Laboratory tests and numerical simulations were used to identify the nature of the produced fluids. The simulations used a pilot-scale model to determine realistic ranges of chemical concentrations. The laboratory study used these pre-determined concentration ranges to form, observe, and characterize the emulsions. Key variables that increase emulsion formation and stability are determined. Variables studied include total surfactant concentration, surfactant ratio, polymer, effects of crushed core, temperature, pH, salinity, and viscosity.

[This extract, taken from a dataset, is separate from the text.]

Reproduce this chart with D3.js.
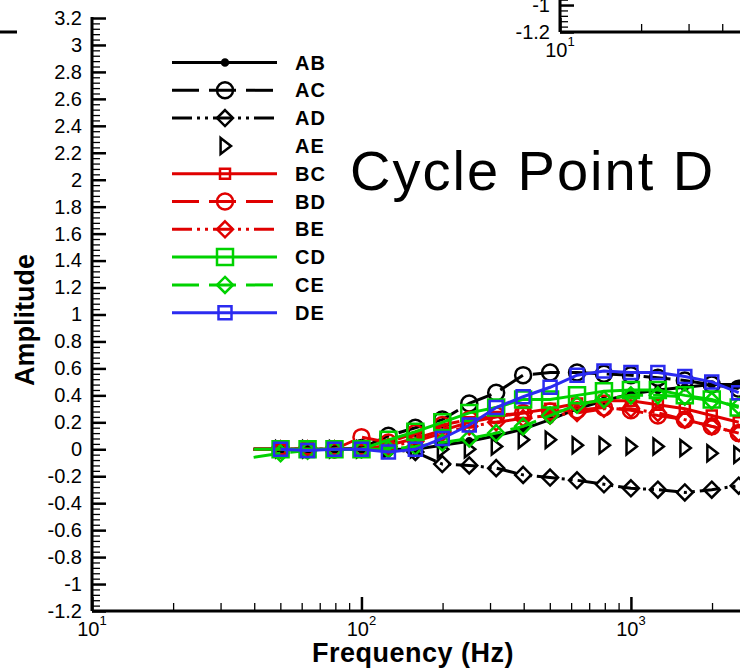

O/W and W/O emulsions were formed with a typical emulsion stability pattern of sedimentation followed by coalescence. The emulsion stability varied with conditions. The conditions leading to the most-stable and problematic emulsions included high surfactant, high polymer concentrations, low temperatures, and high salinity. Dense, creamy emulsions were the most stable. When surfactant concentration was increased, interfacial tension decreased, stability increased, and water and oil qualities decreased. A low interfacial tension allowed smaller (more stable) droplets to form, slowed sedimentation, and if low enough stabilized drops against coalescence. As polymer concentration increased, the aqueous viscosity increased and slowed sedimentation, water quality increased, and oil quality decreased. Shearing the polymer (reducing the viscosity) increased sedimentation. Emulsion stability decreased markedly when the temperature was increased. Sedimentation and coalescence were faster, giving an improved oil quality. Lower oil/water viscosities and densities, plus higher thermal energy destabilize the emulsions.
Pilot recommendations: At low surfactant concentration, adequate residence time in the separator is needed, where the phases exiting will be easier to break. For higher surfactant concentrations, in-field bottle-testing of stable, dense emulsions is needed to select a chemical demulsifier and neutralize the surfactant. The success of chemical EOR pilots can be jeopardized due to the formation and stability of produced emulsions. Increased downtime and unplanned mitigation costs may ruin a pilot. Limited ASP emulsion handling resources are available in industry due to the limited ASP pilots made public worldwide. This work provides additional produced emulsion resources and investigations before the pilot begins and also addresses new challenges in a carbonate reservoir ASP flood.